By 1944 Macy’s was selling thousands of them. “Turning to spiritualism for a feeling of security is not new to this war,” said R. S. Woodworth, professor emeritus of psychology at Columbia University. He predicted that the craze would end by 1945. It did.

The Ouija reappeared in 1956 when the will of Helen Dow Peck was read. To the outrage of nine nieces and nephews, Mrs. Peck left most of her $180,000 estate to John Gale Forbes, a man whose name her Ouija board had given her in 1919. To the relief of Mrs. Peck’s relatives, the elusive Forbes could not be located in this world, and a judge invalidated the will.

The Ouija gained new converts in the mass occult explosion of the 1960s; in 1967 it outsold Monopoly. Once again it aroused its opponents. Louisa Rhine, wife of J. B. Rhine, the lifelong researcher in extrasensory perception, wrote that Ouija boards should not be thought to bring messages from the spirit world, but as “automatisms can be considered as a method of tapping the unconscious.” If the Ouija is used by those who are suggestible and “also quite naive about the implications,” she warned, “the results can be upsetting.”

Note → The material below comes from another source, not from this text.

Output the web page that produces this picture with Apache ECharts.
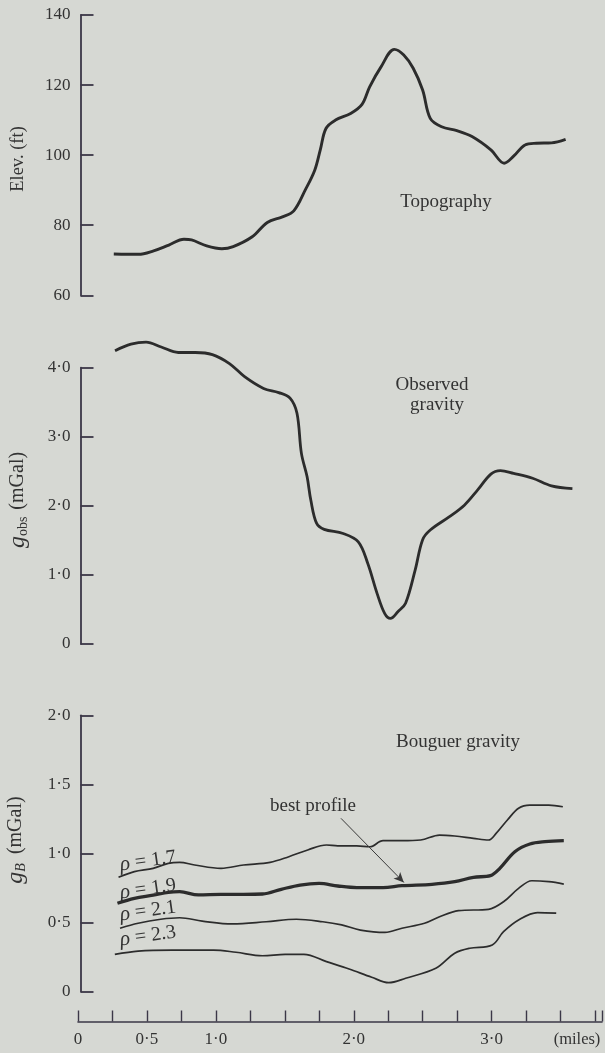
<!DOCTYPE html>
<html>
<head>
<meta charset="utf-8">
<script src="https://cdn.jsdelivr.net/npm/echarts@6/dist/echarts.min.js"></script>
<style>
html,body{margin:0;padding:0;background:#d6d8d3;}
#c{width:605px;height:1053px;}
</style>
</head>
<body>
<div id="c"></div>
<script>
// ---- data (x in miles) ----
const topoX = [0.258,0.436,0.545,0.655,0.764,0.819,0.928,1.037,1.119,1.256,1.365,1.474,1.556,1.638,1.707,1.747,1.788,1.857,1.966,2.048,2.103,2.185,2.281,2.349,2.417,2.485,2.540,2.622,2.732,2.841,2.977,3.073,3.141,3.223,3.305,3.414,3.516];
const topoY = [71.8,71.7,72.7,74.35,76.0,75.8,74.1,73.3,73.9,76.7,80.8,82.4,84.1,90.0,95.7,101.5,107.6,110.0,111.9,114.5,119.5,125.2,130.2,128.6,124.8,118.6,110.5,108.1,107.0,105.3,101.5,97.7,99.7,102.9,103.4,103.5,104.5];

const obsX = [0.267,0.382,0.491,0.600,0.723,0.846,0.969,1.092,1.201,1.338,1.447,1.529,1.579,1.611,1.652,1.679,1.720,1.775,1.912,2.021,2.089,2.157,2.212,2.253,2.308,2.362,2.431,2.485,2.540,2.676,2.786,2.882,2.977,3.046,3.141,3.278,3.414,3.565];
const obsY = [4.245,4.34,4.37,4.30,4.22,4.22,4.19,4.06,3.87,3.70,3.64,3.56,3.34,2.76,2.42,2.08,1.75,1.66,1.60,1.48,1.17,0.73,0.44,0.37,0.47,0.59,1.07,1.51,1.65,1.84,2.01,2.23,2.46,2.51,2.47,2.40,2.29,2.25];

const rho17X = [0.294,0.409,0.545,0.655,0.737,0.846,1.037,1.201,1.393,1.529,1.666,1.802,1.884,2.021,2.117,2.212,2.349,2.485,2.622,2.732,2.868,2.977,3.032,3.114,3.195,3.277,3.414,3.516];
const rho17Y = [0.827,0.868,0.892,0.928,0.935,0.916,0.892,0.916,0.935,0.976,1.025,1.061,1.054,1.054,1.048,1.092,1.092,1.097,1.133,1.126,1.109,1.097,1.145,1.242,1.327,1.350,1.350,1.338];

const rho19X = [0.286,0.409,0.545,0.655,0.737,0.873,1.037,1.201,1.338,1.474,1.611,1.748,1.884,2.021,2.212,2.349,2.567,2.732,2.868,2.991,3.059,3.168,3.277,3.387,3.523];
const rho19Y = [0.639,0.675,0.697,0.718,0.723,0.699,0.704,0.704,0.706,0.740,0.771,0.783,0.764,0.752,0.752,0.766,0.776,0.795,0.827,0.839,0.892,1.012,1.068,1.085,1.092];

const rho21X = [0.305,0.436,0.600,0.737,0.901,1.119,1.365,1.584,1.775,1.912,2.048,2.226,2.349,2.513,2.622,2.759,2.977,3.086,3.195,3.291,3.414,3.523];
const rho21Y = [0.458,0.494,0.523,0.534,0.510,0.489,0.505,0.523,0.505,0.482,0.445,0.428,0.458,0.494,0.541,0.585,0.595,0.650,0.747,0.802,0.795,0.778];

const rho23X = [0.267,0.436,0.682,0.983,1.146,1.338,1.502,1.638,1.802,1.966,2.130,2.253,2.376,2.595,2.732,2.841,3.004,3.086,3.195,3.332,3.468];
const rho23Y = [0.269,0.293,0.300,0.300,0.284,0.259,0.269,0.269,0.216,0.163,0.103,0.064,0.096,0.168,0.277,0.313,0.337,0.433,0.518,0.571,0.567];

// arrow for "best profile" (data coords of bottom panel)
const arrowFrom = [1.907, 1.254];
const arrowTo = [2.363, 0.79];

// tick labels
const xLabelValues = [0, 0.5, 1, 2, 3];
const xLabelTexts = ['0', '0·5', '1·0', '2·0', '3·0'];
const topTicks = [60, 80, 100, 120, 140];
const topTickTexts = ['60', '80', '100', '120', '140'];
const obsTicks = [0, 1, 2, 3, 4];
const obsTickTexts = ['0', '1·0', '2·0', '3·0', '4·0'];
const bTicks = [0, 0.5, 1, 1.5, 2];
const bTickTexts = ['0', '0·5', '1·0', '1·5', '2·0'];

const rhoLabels = ['1.7', '1.9', '2.1', '2.3'];

function zip(xs, ys){ return xs.map((x,i)=>[x, ys[i]]); }
function fmt(vals, texts){ return v => { for (let i=0;i<vals.length;i++){ if (Math.abs(v-vals[i])<1e-6) return texts[i]; } return ''; }; }

const FONT = '"Liberation Serif", "DejaVu Serif", serif';
const INK = '#2c2c2c';
const AX = '#3b3747';
const TXT = '#333333';

const chart = echarts.init(document.getElementById('c'), null, {renderer:'canvas'});

const gridLeft = 78, gridWidth = 140.5 * 3.8;
const grids = [
  {left: gridLeft, width: gridWidth, top: 15, height: 280.3},
  {left: gridLeft, width: gridWidth, top: 367.7, height: 276.3},
  {left: gridLeft, width: gridWidth, top: 715.3, height: 276.2}
];

function xAx(i, show){
  return {
    type:'value', gridIndex:i, min:0, max:3.8, interval:0.25, show: show,
    offset: show ? 30 : 0,
    axisLine:{show:true, onZero:false, lineStyle:{color:AX, width:1.6}},
    axisTick:{show:true, inside:true, length:11, lineStyle:{color:AX, width:1.4}},
    axisLabel:{show:true, formatter: fmt(xLabelValues, xLabelTexts), color:TXT, fontFamily:FONT, fontSize:17, margin:10, showMinLabel:true, showMaxLabel:true},
    splitLine:{show:false}
  };
}
function yAx(i, min, max, interval, vals, texts){
  return {
    type:'value', gridIndex:i, min:min, max:max, interval:interval, offset:-2.5,
    axisLine:{show:true, lineStyle:{color:AX, width:1.8}},
    axisTick:{show:true, inside:true, length:13, lineStyle:{color:AX, width:1.8}},
    axisLabel:{formatter: fmt(vals, texts), color:TXT, fontFamily:FONT, fontSize:17, margin:10},
    splitLine:{show:false}
  };
}

function line(i, xs, ys, w){
  return {
    type:'line', xAxisIndex:i, yAxisIndex:i, data: zip(xs, ys), showSymbol:false, smooth:0.35,
    clip:false, lineStyle:{color:INK, width:w}, silent:true, animation:false
  };
}

const s19 = line(2, rho19X, rho19Y, 3.3);
s19.markLine = {
  silent:true, animation:false, symbol:['none','arrow'], symbolSize:[7,10],
  label:{show:false},
  lineStyle:{color:'#3a3a3a', width:1, type:'solid'},
  data:[[{coord:arrowFrom}, {coord:arrowTo}]]
};

function txt(x, y, s, size, extra){
  return Object.assign({type:'text', x:x, y:y, silent:true,
    style:{text:s, fill:TXT, font: size + 'px ' + FONT, align:'center', verticalAlign:'middle'}}, extra||{});
}
function rhoTxt(x, y, val){
  return {type:'text', x:x, y:y, rotation:0.14, silent:true,
    style:{text:'{r|ρ} = ' + val, fill:TXT, font:'20px ' + FONT, align:'center', verticalAlign:'middle',
      rich:{r:{fontStyle:'italic', fontSize:21, fontFamily:FONT, fill:TXT}}}};
}

const option = {
  backgroundColor:'#d6d8d3',
  animation:false,
  grid: grids,
  xAxis: [xAx(0,false), xAx(1,false), xAx(2,true)],
  yAxis: [
    yAx(0, 60, 140, 20, topTicks, topTickTexts),
    yAx(1, 0, 4, 1, obsTicks, obsTickTexts),
    yAx(2, 0, 2, 0.5, bTicks, bTickTexts)
  ],
  series: [
    line(0, topoX, topoY, 2.9),
    line(1, obsX, obsY, 2.8),
    line(2, rho17X, rho17Y, 1.7),
    s19,
    line(2, rho21X, rho21Y, 1.7),
    line(2, rho23X, rho23Y, 1.7)
  ],
  graphic: [
    txt(18, 159, 'Elev. (ft)', 18.5, {rotation: Math.PI/2}),
    {type:'text', x:18, y:500, rotation:Math.PI/2, silent:true,
      style:{text:'{g|g}{s|obs} (mGal)', fill:TXT, font:'20px ' + FONT, align:'center', verticalAlign:'middle',
        rich:{g:{fontStyle:'italic', fontSize:24, fontFamily:FONT, fill:TXT, verticalAlign:'middle'},
              s:{fontSize:14, fontFamily:FONT, fill:TXT, verticalAlign:'bottom', padding:[7,2,0,0]}}}},
    {type:'text', x:16, y:840, rotation:Math.PI/2, silent:true,
      style:{text:'{g|g}{s|B} (mGal)', fill:TXT, font:'20px ' + FONT, align:'center', verticalAlign:'middle',
        rich:{g:{fontStyle:'italic', fontSize:24, fontFamily:FONT, fill:TXT, verticalAlign:'middle'},
              s:{fontStyle:'italic', fontSize:14, fontFamily:FONT, fill:TXT, verticalAlign:'bottom', padding:[7,4,0,0]}}}},
    txt(446, 202, 'Topography', 19),
    txt(432, 385, 'Observed', 19),
    txt(437, 405, 'gravity', 19),
    txt(458, 742, 'Bouguer gravity', 19),
    txt(313, 806, 'best profile', 19),
    txt(577, 1040, '(miles)', 16.5),
    rhoTxt(148, 861, rhoLabels[0]),
    rhoTxt(148, 889, rhoLabels[1]),
    rhoTxt(148, 911, rhoLabels[2]),
    rhoTxt(148, 936, rhoLabels[3])
  ]
};
chart.setOption(option);
</script>
</body>
</html>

In doing the research for this article, I met many people who feared the Ouija. One librarian refused to discuss with me the research materials he unshelved lest he be entrapped by some occult force. In his 1975 book The Ouija Board: Doorway to the Occult , Edmund Gruss solemnly told how a board had predicted a series of disasters that eventually came true. When asked where it got its information, the Ouija spelled, “S-A-T-A-N.”

Is this device that grew from the rappings of the Fox sisters indeed only a game? In her complaint to Parker Brothers one user may have revealed more about the board’s workings than she intended. Her Ouija, she wrote, “gives very good answers early in the day and very dirty answers at night.”